Focal loss 变体: \[ {FL}(p_t)=-{\alpha_t}(1-p_t)^{\gamma} {log({p_t})} \]
二分类模型,默认初始化的时候 y=1 或者-1有相同的概率,在这种情况下,由于class imbalance,导致frequent class主导整个loss,造成早期训练时候的不稳定。引入概念"prior" for the value of p eastimated by the model for rare class(foreground) at the start of training.
Anchors: anchors have area of \(32^{2}\) to \(512^{2}\) on pyramid level \(P_3\) to \(P_7\),
分类网络分支:是一个小的FCN attached to each FPN level, parameters of this subnet are shared across all pyramid levels.和box regression 分支不共享参数。

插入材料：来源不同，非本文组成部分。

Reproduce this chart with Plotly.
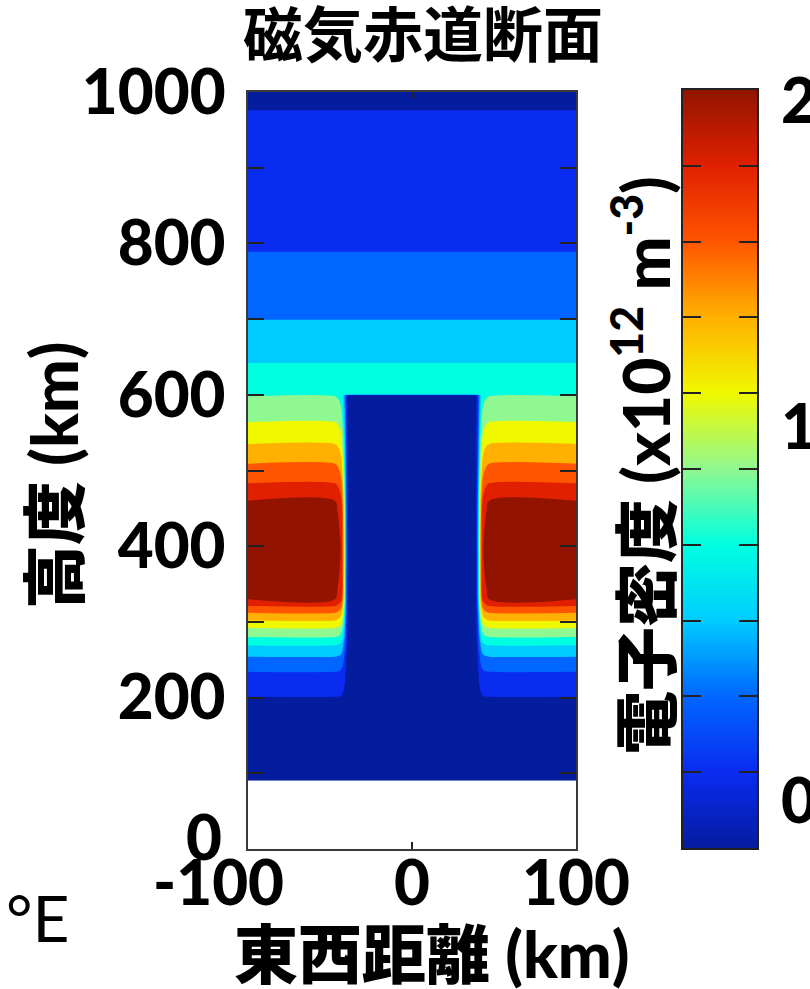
import numpy as np
import plotly.graph_objects as go

# Undisturbed electron-density profile (10^12 m^-3) against altitude (km)
alt_km = [90, 150, 201, 234, 254, 269, 280, 292, 302, 312, 321, 330, 395,
          460, 483, 509, 535, 564, 598, 599, 601, 642, 699, 789, 976, 1000]
density = [0.02, 0.05, 0.10, 0.30, 0.50, 0.70, 0.90, 1.10, 1.30, 1.50, 1.70, 1.90, 2.05,
           1.90, 1.70, 1.50, 1.30, 1.10, 0.90, 0.895, 0.885, 0.70, 0.50, 0.30, 0.10, 0.08]

# East-west shape of the plasma bubble: fraction of the background density kept
ew_km = [-100, -47, -45.5, -44, -43, -42, -41, -40, -39, -38, 0,
         38, 39, 40, 41, 42, 43, 44, 45.5, 47, 100]
bubble_factor = [1.0, 1.0, 0.985, 0.95, 0.90, 0.75, 0.50, 0.20, 0.05, 0.0, 0.0,
                 0.0, 0.05, 0.20, 0.50, 0.75, 0.90, 0.95, 0.985, 1.0, 1.0]
bubble_top_km = 600

# Colour scale (jet) and its scale range
jet_colors = ["#041c9e", "#0a2bf0", "#0066ff", "#00ccff", "#00ffe0", "#90f890",
              "#f0f800", "#ffb000", "#ff5500", "#e02000", "#921400"]
cb_min, cb_max, cb_step = 0.0, 2.0, 0.2
cb_labels = ["2", "1", "0"]

y_ticks = list(range(0, 1001, 100))
# the bottom label "0" sits a little higher, it is placed separately below
y_ticktext = [str(v) if (v % 200 == 0 and v > 0) else "" for v in y_ticks]
x_ticks = [-100, 0, 100]
# the minus sign hangs to the left of the centred "100"
x_ticktext = ["-100\u00a0\u00a0\u00a0\u00a0", "0", "100"]

W, H = 810, 989
def px(x):
    return x / W
def py(y):
    return 1 - y / H

colorscale = [[i / (len(jet_colors) - 1), c] for i, c in enumerate(jet_colors)]

field = [[d * (f if a < bubble_top_km else 1.0) for f in bubble_factor]
         for a, d in zip(alt_km, density)]

LATIN = "Lato, 'Noto Sans CJK JP', sans-serif"
CJK = "'Noto Sans CJK JP', sans-serif"
FRAME = "#3a3a3a"

fig = go.Figure()
fig.add_trace(go.Contour(
    x=ew_km, y=alt_km, z=field,
    colorscale=colorscale,
    contours=dict(start=cb_min + cb_step / 2, end=cb_max - cb_step / 2, size=cb_step,
                  coloring="fill", showlines=False),
    line=dict(width=0),
    showscale=False,
    xaxis="x", yaxis="y",
))

# Colour bar drawn as a one-column heatmap so it can carry ticks on both edges
cb_vals = np.linspace(cb_min, cb_max, 401)
fig.add_trace(go.Heatmap(
    x=[0], y=cb_vals, z=[[v] for v in cb_vals],
    colorscale=colorscale, zmin=cb_min, zmax=cb_max,
    showscale=False, xaxis="x2", yaxis="y2", hoverinfo="skip",
))

tickfont = dict(family=LATIN, size=62, color="black", weight=900)

fig.update_layout(
    width=W, height=H, autosize=False,
    margin=dict(l=0, r=0, t=0, b=0, autoexpand=False),
    paper_bgcolor="white", plot_bgcolor="white",
    showlegend=False,
    xaxis=dict(domain=[px(248), px(576)], range=[-100, 100], automargin=False,
               tickvals=x_ticks, ticktext=x_ticktext, tickfont=tickfont,
               ticks="inside", ticklen=7, tickwidth=2, tickcolor="#222",
               showline=True, linecolor=FRAME, linewidth=2, mirror="ticks",
               showgrid=False, zeroline=False, anchor="y",
               ticklabelstandoff=-20),
    yaxis=dict(domain=[py(849), py(92)], range=[0, 1000], automargin=False,
               tickvals=y_ticks, ticktext=y_ticktext, tickfont=tickfont,
               ticks="inside", ticklen=16, tickwidth=2, tickcolor="#222",
               showline=True, linecolor=FRAME, linewidth=2, mirror="ticks",
               showgrid=False, zeroline=False, anchor="x",
               ticklabelstandoff=8),
    xaxis2=dict(domain=[px(683), px(757)], range=[-0.5, 0.5], automargin=False,
                showticklabels=False, ticks="",
                showline=True, linecolor="#222", linewidth=2, mirror=True,
                showgrid=False, zeroline=False, anchor="y2"),
    yaxis2=dict(domain=[py(848), py(90)], range=[cb_min, cb_max], automargin=False,
                tickvals=list(np.round(np.arange(cb_min, cb_max + 1e-9, cb_step), 2)),
                showticklabels=False,
                ticks="inside", ticklen=18, tickwidth=1.5, tickcolor="#222",
                showline=True, linecolor="#222", linewidth=2, mirror="ticks",
                showgrid=False, zeroline=False, anchor="x2"),
)

ann = []
ann.append(dict(text="磁気赤道断面", x=px(423), y=py(31), xref="paper", yref="paper",
                showarrow=False, xanchor="center", yanchor="middle",
                font=dict(family=CJK, size=60, color="black", weight="bold")))
ann.append(dict(text="高度 (km)", x=px(53), y=py(475), xref="paper", yref="paper",
                showarrow=False, textangle=-90, xanchor="center", yanchor="middle",
                font=dict(family=LATIN, size=64, color="black", weight=900)))
ann.append(dict(text="東西距離 (km)", x=px(432), y=py(953), xref="paper", yref="paper",
                showarrow=False, xanchor="center", yanchor="middle",
                font=dict(family=LATIN, size=64, color="black", weight=900)))
ann.append(dict(text="電子密度 (x10<sup>12</sup> m<sup>-3</sup>)", x=px(642), y=py(466),
                xref="paper", yref="paper",
                showarrow=False, textangle=-90, xanchor="center", yanchor="middle",
                font=dict(family=LATIN, size=64, color="black", weight=900)))
ann.append(dict(text="°E", x=px(38), y=py(917), xref="paper", yref="paper",
                showarrow=False, xanchor="center", yanchor="middle",
                font=dict(family=LATIN, size=64, color="black")))
ann.append(dict(text="0", x=px(224), y=py(836), xref="paper", yref="paper",
                showarrow=False, xanchor="right", yanchor="middle",
                font=tickfont))
for lab, yy in zip(cb_labels, [99, 425, 799]):
    ann.append(dict(text=lab, x=px(779), y=py(yy), xref="paper", yref="paper",
                    showarrow=False, xanchor="left", yanchor="middle",
                    font=dict(family=LATIN, size=62, color="black", weight=900)))
fig.update_layout(annotations=ann)

fig.write_html("out.html")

Box regression分支:也是一个小的FCN attached to each pyramid level. 和分类网络分支的不同就在于最后是 \(4A\)个linear output per spatial location. For each of the A anchors per spatial location, 这4个outputs预测 \(relative offset\) between the anchor and groundtruth box. Figure 3. The one-stage RetinaNet network architecture uses a Feature Pyramid Network (FPN) backbone on top of a feedforward ResNet architecture (a) to generate a rich, multi-scale convolutional feature pyramid (b). To this backbone RetinaNet attaches two subnetworks, one for classifying anchor boxes (c) and one for regressing from anchor boxes to ground-truth object boxes (d). The network design is intentionally simple, which enables this work to focus on a novel focal loss function that eliminates the accuracy gap between our one-stage detector and state-of-the-art two-stage detectors like Faster R-CNN with FPN while running at faster speeds.